▸ **What the exercise asks**: Your copy of the material must match it exactly, except that pictures are dropped.

■ ■ ■ ■ ■

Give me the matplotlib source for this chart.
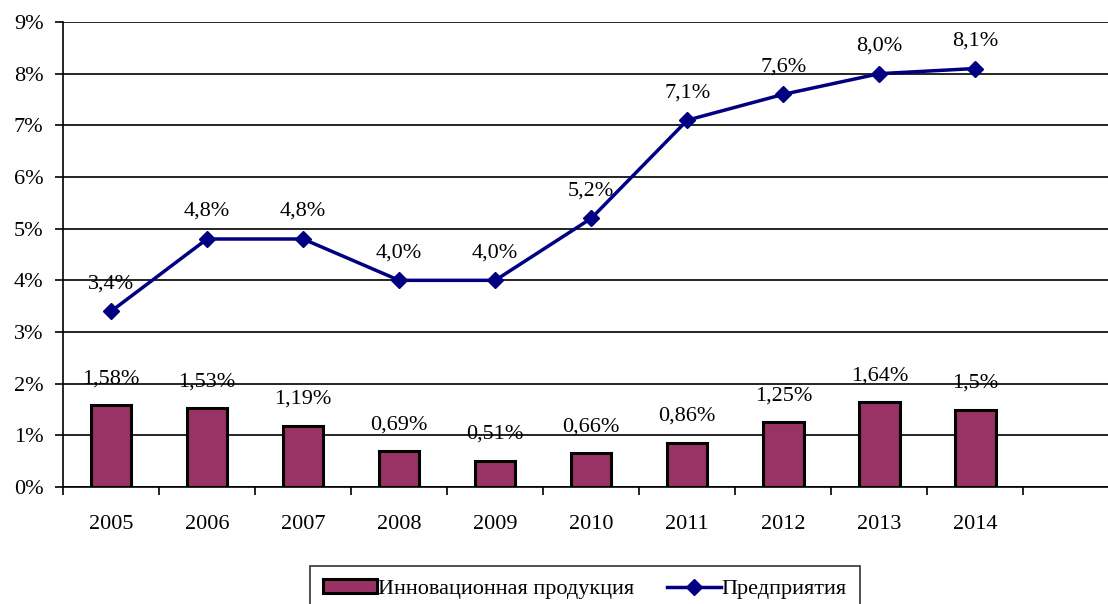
import numpy as np
import matplotlib.pyplot as plt
from matplotlib.ticker import FixedLocator

years = ['2005', '2006', '2007', '2008', '2009', '2010', '2011', '2012', '2013', '2014']
innov = [1.58, 1.53, 1.19, 0.69, 0.51, 0.66, 0.86, 1.25, 1.64, 1.5]
firms = [3.4, 4.8, 4.8, 4.0, 4.0, 5.2, 7.1, 7.6, 8.0, 8.1]

plt.rcParams['font.family'] = ['Liberation Serif', 'DejaVu Serif']
plt.rcParams['font.size'] = 16

fig = plt.figure(figsize=(11.08, 6.04), dpi=100)
ax = fig.add_axes([63/1108, 1 - 487/604, 1 - 63/1108, (487 - 22)/604])

x = np.arange(len(years))
bars = ax.bar(x, innov, width=0.42, color='#993366', edgecolor='black',
              linewidth=2.2, zorder=3, label='Инновационная продукция')
line, = ax.plot(x, firms, color='#000080', linewidth=2.5, marker='D',
                markersize=8, zorder=4, label='Предприятия')

# подписи данных
for xi, v in zip(x, innov):
    ax.annotate(f"{v:g}".replace('.', ',') + '%', (xi, v), xytext=(0, 12),
                textcoords='offset points', ha='center', va='bottom')
for xi, v in zip(x, firms):
    ax.annotate(f"{v:.1f}".replace('.', ',') + '%', (xi, v), xytext=(0, 13),
                textcoords='offset points', ha='center', va='bottom')

ax.set_ylim(0, 9)
ax.set_xlim(-0.5, 10.38)
ax.set_yticks(range(0, 10))
ax.set_yticklabels([f"{i}%" for i in range(0, 10)])
ax.yaxis.grid(True, color='black', linewidth=1.2, zorder=0)
ax.set_axisbelow(True)

ax.set_xticks(x)
ax.set_xticklabels(years)
ax.tick_params(axis='x', which='major', length=0, pad=20)
ax.xaxis.set_minor_locator(FixedLocator(np.arange(-0.5, 10.5, 1.0)))
ax.tick_params(axis='x', which='minor', length=6, width=1.2, direction='out')
ax.tick_params(axis='y', length=6, width=1.2, direction='out', pad=8)

for s in ['top', 'right']:
    ax.spines[s].set_visible(False)
ax.spines['left'].set_linewidth(1.2)
ax.spines['bottom'].set_linewidth(1.2)

leg = fig.legend(handles=[bars, line], loc='upper center',
                 bbox_to_anchor=(585/1108, 1 - 566/604), borderaxespad=0,
                 ncol=2, frameon=True, fancybox=False, edgecolor='black',
                 handlelength=2.4, handleheight=0.6, columnspacing=1.5,
                 borderpad=0.6, handletextpad=0.05)
leg.get_frame().set_linewidth(1.2)

fig.savefig('out.png', dpi=100)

■ ■ ■ ■ ■

▸ **Written solution**:
Give me the matplotlib source for this chart.
import numpy as np
import matplotlib.pyplot as plt
from matplotlib.ticker import FixedLocator

years = ['2005', '2006', '2007', '2008', '2009', '2010', '2011', '2012', '2013', '2014']
innov = [1.58, 1.53, 1.19, 0.69, 0.51, 0.66, 0.86, 1.25, 1.64, 1.5]
firms = [3.4, 4.8, 4.8, 4.0, 4.0, 5.2, 7.1, 7.6, 8.0, 8.1]

plt.rcParams['font.family'] = ['Liberation Serif', 'DejaVu Serif']
plt.rcParams['font.size'] = 16

fig = plt.figure(figsize=(11.08, 6.04), dpi=100)
ax = fig.add_axes([63/1108, 1 - 487/604, 1 - 63/1108, (487 - 22)/604])

x = np.arange(len(years))
bars = ax.bar(x, innov, width=0.42, color='#993366', edgecolor='black',
              linewidth=2.2, zorder=3, label='Инновационная продукция')
line, = ax.plot(x, firms, color='#000080', linewidth=2.5, marker='D',
                markersize=8, zorder=4, label='Предприятия')

# подписи данных
for xi, v in zip(x, innov):
    ax.annotate(f"{v:g}".replace('.', ',') + '%', (xi, v), xytext=(0, 12),
                textcoords='offset points', ha='center', va='bottom')
for xi, v in zip(x, firms):
    ax.annotate(f"{v:.1f}".replace('.', ',') + '%', (xi, v), xytext=(0, 13),
                textcoords='offset points', ha='center', va='bottom')

ax.set_ylim(0, 9)
ax.set_xlim(-0.5, 10.38)
ax.set_yticks(range(0, 10))
ax.set_yticklabels([f"{i}%" for i in range(0, 10)])
ax.yaxis.grid(True, color='black', linewidth=1.2, zorder=0)
ax.set_axisbelow(True)

ax.set_xticks(x)
ax.set_xticklabels(years)
ax.tick_params(axis='x', which='major', length=0, pad=20)
ax.xaxis.set_minor_locator(FixedLocator(np.arange(-0.5, 10.5, 1.0)))
ax.tick_params(axis='x', which='minor', length=6, width=1.2, direction='out')
ax.tick_params(axis='y', length=6, width=1.2, direction='out', pad=8)

for s in ['top', 'right']:
    ax.spines[s].set_visible(False)
ax.spines['left'].set_linewidth(1.2)
ax.spines['bottom'].set_linewidth(1.2)

leg = fig.legend(handles=[bars, line], loc='upper center',
                 bbox_to_anchor=(585/1108, 1 - 566/604), borderaxespad=0,
                 ncol=2, frameon=True, fancybox=False, edgecolor='black',
                 handlelength=2.4, handleheight=0.6, columnspacing=1.5,
                 borderpad=0.6, handletextpad=0.05)
leg.get_frame().set_linewidth(1.2)

fig.savefig('out.png', dpi=100)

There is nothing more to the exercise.